Skip to content

Non-Recursive get_folder_info Optimization

Adds max_depth parameter to Store.get_folder_info() for controlling traversal depth, avoiding catastrophic rescanning on large buckets.

Related: Depth-limited listing, ID-112.


FOLDERINFO-001: get_folder_info(max_depth=N)

Invariant: get_folder_info(path, *, max_depth=None) accepts an optional max_depth keyword controlling how deep to aggregate file statistics:

  • max_depth=None (default): full recursive traversal via backend (current behavior).
  • max_depth=0: aggregate only files directly in path.
  • max_depth=N (N > 0): aggregate files up to N folder levels below path.

Validation: max_depth < 0 raises ValueError.

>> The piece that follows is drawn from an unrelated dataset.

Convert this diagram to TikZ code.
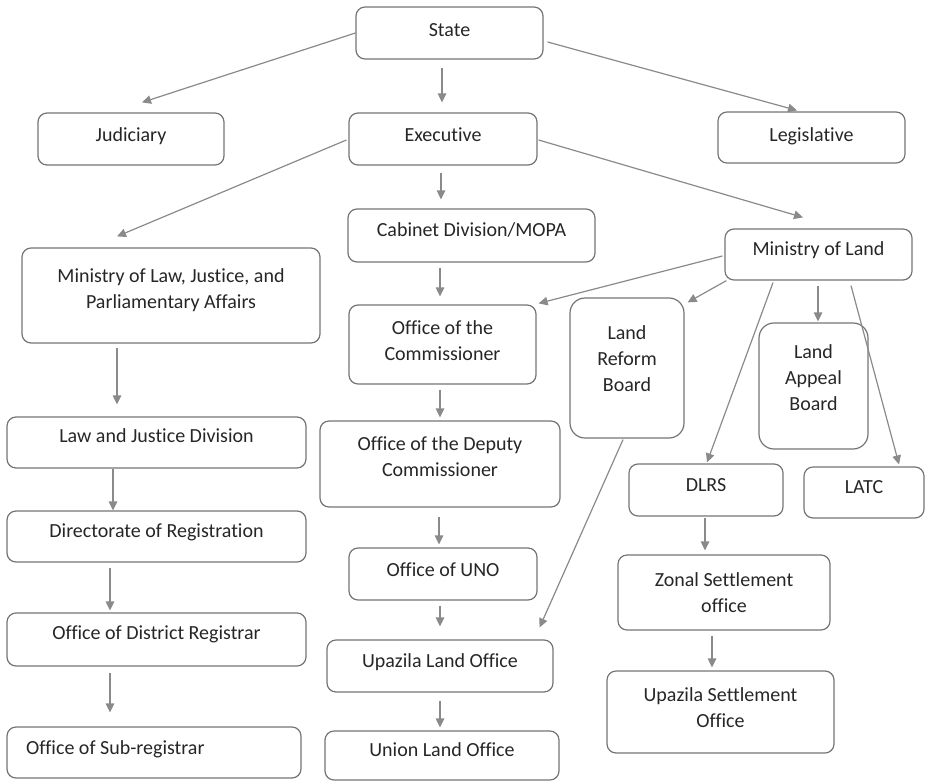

Folder existence: When max_depth is set, folder existence is verified via is_folder() before aggregation. If the folder does not exist, NotFound is raised — matching the backend-delegated behavior.

Implementation: Store-level computation using list_files(path, max_depth=max_depth). No Backend ABC change. The aggregation builds a FolderInfo from the yielded FileInfo objects (count, total size, latest modified_at).

Depth examples:

store.get_folder_info("data", max_depth=0)
# Aggregates: data/file_a.csv, data/file_b.csv
# Excludes:   data/raw/file_c.csv

store.get_folder_info("data", max_depth=1)
# Aggregates: data/file_a.csv, data/raw/file_c.csv
# Excludes:   data/raw/2026/file_d.csv

FOLDERINFO-002: Proxy / extension pass-through

Invariant: ProxyStore, CachedStore, and ObservedStore forward the max_depth parameter to the inner store's get_folder_info().

CachedStore includes max_depth in its cache key so that get_folder_info("x") and get_folder_info("x", max_depth=0) are cached independently.